Cramer also points out that the deal calls for the MCDA to receive some of the profits from retail and parking operations on Block E, after the lead investors get their share and debt service is paid; he estimates that the city's take could come to between $5 million and $10 million over the next ten years (including a share of proceeds if the project is sold).
"Steve can spin it the way he wants to spin it," Moir says when asked about Cramer's rebuttal. "But that doesn't change facts. We can manage debt as long as we have ways to pay for it."
If city policymakers can take any comfort from the latest near-meltdown, it's that they've been here before. The driving force behind trying to develop Block E has always been the city council rather than the real estate market: As even Cramer's rebuttal to Moir puts it, "Block E has never been a developer-driven project." In the 12 years since the bars, porn shops, and newsstands that once dotted the block were razed, a variety of proposals have been floated, dissected, and ultimately killed.
Calhoun Square creator Ray Harris once had exclusive development rights, but he lost them when he couldn't put together financing amid the real estate doldrums of the early Nineties. When Brookfield was first awarded development rights to the block in the fall of 1996, it proposed a $143 million project including a retail and entertainment complex topped by an office tower for the burgeoning Target Corp. headquarters staff. But as negotiations dragged on, Target found a new corporate home at the south end of Nicollet Mall instead. The city then encouraged Brandt to work with DDRM Entertainment of Anaheim, California, a fruitless effort Brandt now says only served to slow him down.
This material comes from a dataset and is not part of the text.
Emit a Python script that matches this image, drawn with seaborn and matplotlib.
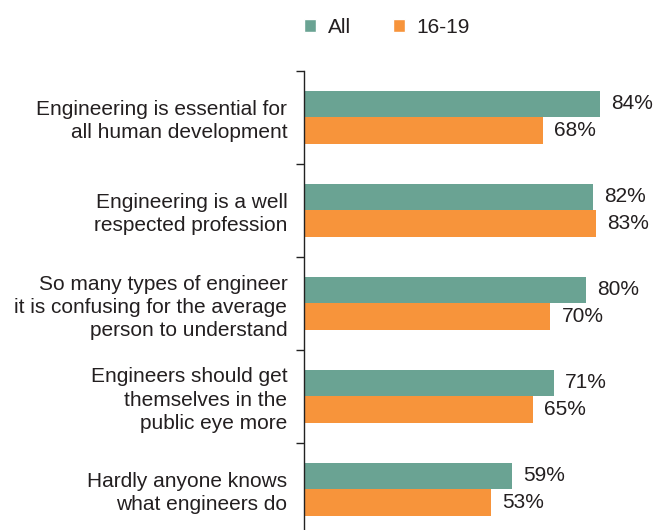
import matplotlib
matplotlib.use("Agg")
import matplotlib.pyplot as plt
import seaborn as sns
import pandas as pd
import numpy as np
from matplotlib.patches import Patch

categories = [
    "Engineering is essential for\nall human development",
    "Engineering is a well\nrespected profession",
    "So many types of engineer\nit is confusing for the average\nperson to understand",
    "Engineers should get\nthemselves in the\npublic eye more",
    "Hardly anyone knows\nwhat engineers do",
]
series = ["All", "16-19"]
all_values = [84, 82, 80, 71, 59]
young_values = [68, 83, 70, 65, 53]
colors = ["#6aa393", "#f7943b"]

sns.set_theme(style="white")
plt.rcParams["font.family"] = ["Liberation Sans", "DejaVu Sans"]
text_color = "#231f20"
fs = 15.0

df = pd.DataFrame({
    "category": categories * 2,
    "group": [series[0]] * len(categories) + [series[1]] * len(categories),
    "value": all_values + young_values,
})

fig = plt.figure(figsize=(6.53, 5.30), dpi=100)
ax = fig.add_axes([304 / 653, -0.0104, 352 / 653, 0.877])

sns.barplot(data=df, y="category", x="value", hue="group", order=categories,
            hue_order=series, palette=colors, width=0.57, orient="h",
            saturation=1, legend=False, linewidth=0, ax=ax)

for cont in ax.containers:
    ax.bar_label(cont, labels=[f"{v:.0f}%" for v in cont.datavalues],
                 padding=8, fontsize=fs, color=text_color)

ax.set_xlim(0, 100)
ax.set_ylim(len(categories) - 0.5, -0.5)
ax.set_xlabel("")
ax.set_ylabel("")
ax.set_xticks([])
for s in ["top", "right", "bottom"]:
    ax.spines[s].set_visible(False)
ax.spines["left"].set_color("#222222")
ax.spines["left"].set_linewidth(1.0)

ax.set_yticks(range(len(categories)))
ax.set_yticklabels(categories, fontsize=fs, color=text_color, linespacing=1.28)
ax.tick_params(axis="y", which="major", length=0, pad=12)
ax.set_yticks(np.arange(-0.5, len(categories), 1.0), minor=True)
ax.tick_params(axis="y", which="minor", length=6, width=1.0, color="#222222", left=True)

handles = [Patch(facecolor=c, label=s) for c, s in zip(colors, series)]
fig.legend(handles=handles, loc="center left", bbox_to_anchor=(285 / 653, 1 - 27 / 530),
           ncol=2, frameon=False, fontsize=fs, handlelength=0.6, handleheight=0.6,
           columnspacing=2.0, handletextpad=0.55, labelcolor=text_color)

fig.savefig("out.png", dpi=100)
In 1997 a restructured $101 million package from Brookfield--sans office tower, but with a hotel added--called for $38.1 million in public money; that proposal was derailed in June 1998, when Brandt's then-financial partner, San Diego-based Excel Legacy Corp., bailed out. McCaffery signed on in October of that year, and last fall the Chicago-based firm took on the role of lead developer. Brookfield, McCaffery notes, has a large portfolio of office properties in the United States and Canada (its local projects include City Center and Gaviidae Common in downtown Minneapolis). But the firm is "not necessarily a player in the retail community, and it's particularly not involved in retail entertainment projects. I am."
Brookfield's Brandt says that in his view, the project has made tremendous progress with McCaffery at the helm. He argues that the current proposal should be considered without regard to the deal's troubled history and dubs the latest snag "one small hiccup."
"What the city has told us repeatedly is that they want an entertainment project," Brandt says. "We've got that. It would be a sad day for the city if this project should be allowed to die." To council critics who have attacked the proposed complex as unimaginative, Brandt responds: "The city spent tens of millions of dollars to produce a Target store. They're not exactly unique."
Steve Dombrovski, president of Suntide88 Commercial Realty, a local retail leasing agent, says it's not hard to guess what has gone wrong on Block E. "Time kills deals," he says. "That's an age-old saying in the real estate business." Other challenges, he adds, include a lack of residential property downtown: "You can't pay rent seven days a week and only have business five days." The latest twist, Dombrovski says, could ultimately help lead to a better solution for the troubled block. "I still think at some point somebody is going to figure out what really makes the most sense."
Meanwhile, the man who set off the current scramble is in no mood for postmortems. Reached for comment on his exit from the Block E project, James Binger says, "It became quite clear to me that it didn't suit me, okay?" And with that he hangs up the phone.